Friday, November 21, 2014

Proving that we can eat spicy food

From journal entry since revised:

4 September 2014 – Went down to dinner and ended up going to a new Chinese restaurant in town. I ate jjajangbap and R ordered jjamppong noodles. Both dishes tasted good!
R ordered the spicy version of the jjamppong because she didn’t want the owner to think that she, a foreign woman, couldn’t handle spicy food. She wanted to prove herself and to not further the Korean assumption that foreigners can’t/won’t/don’t eat spicy foods. Second, she didn’t want to set a precedent for future visits where she’d always get the less-spicy version of the dish.

This changed prompted a conversation about Korean perceptions of foreigners for a bit before we moved on to talking about how the school day went for each of us. The conversation about spiciness and precedence stayed with me, which is why I’m recording it here. The owner of the restaurant seemed to assume that R wanted the less spicy version and, judging from her brusque manner, wanted us to make up our minds faster than we did. When we actually had to tell her twice that, yes, we wanted the spicy jjamppong because she talked over us when we ordered the first time. We’d ordered and she’d said some rapid-fire Korean back at us. We caught enough words to know that she was telling us the dish was spicy and she’d make the less spicy one for us. But that wasn’t the food we’d come for.

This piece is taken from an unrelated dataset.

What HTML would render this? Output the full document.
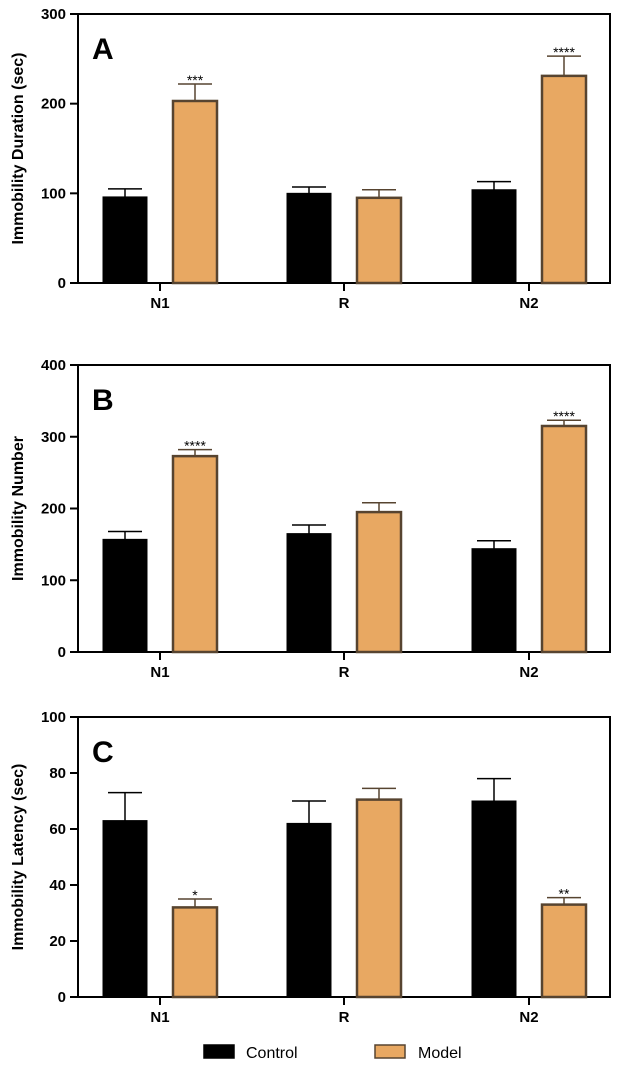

Spicy food is a sticking point for both of us, for while we do eat it, we don’t care to eat it all the time. And for my part, I always wonder about this, because whenever spicy food is on the menu, I feel as though I’d better eat it, lest I get labeled with not being able to handle spicy foods. And possibility of being told, “Oh, but you don’t like spicy things, so we ordered you something else.” Lest any readers think I’m worrying too much or too irrationally, what I just described—the “one and done” assumption—can and does happen here. Many EPIK friends have related similar stories to me.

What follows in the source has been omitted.